Julian Barnes has a piece in the new LRB called Flaubert at Two Hundred (archived); it’s a series of more or less random observations done with Barnes’s patented panache, and I’ll quote some bits that seem to belong at LH:
Obsession
Flaubert is a writer who, more than most, can provoke obsessive devotion and obsessive behaviour. One of the more arcane items of Flaubertiana is Ambroise Perrin’s Madame Bovary dans l’ordre (2012). Perrin is a member of Oulipo, and his project is very Oulipian: it lists, in alphabetical order, every single word, number and punctuation mark that occurs in the 1873 Charpentier edition of the novel.

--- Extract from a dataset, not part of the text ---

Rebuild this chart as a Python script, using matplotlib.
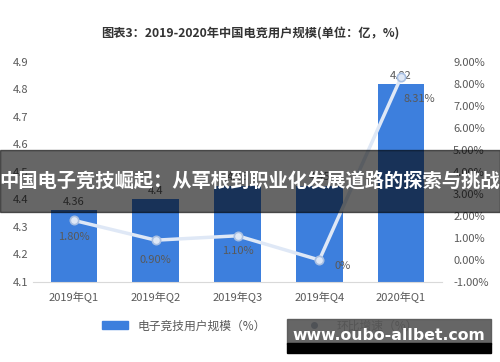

And by ‘list’, I mean list: the book has six vertical columns to a page, and prints out the word each time it occurs. So the word et, which features 2812 times in the novel, is printed out 2812 times, occupying almost nine full pages. La occurs 3585 times, le 2366 and les 2276, elle 2129 and lui a meagre 806 – from which you might perhaps deduce the sexual slant of the novel. Or not. In the same way, you could look up the names of Emma Bovary’s two lovers, Rodolphe and Léon, and discover that Léon’s name occurs 140 times and Rodolphe’s a mere ten fewer.
It is all vaguely witty, yet mind-numbingly useless. For instance, it can tell us that the word ecchymoses (bruises) and the date 1835 each occur a single time in Madame Bovary, but it doesn’t tell us where they, or any other word, occur. For that you have to go to the Flaubert website run by the University of Rouen.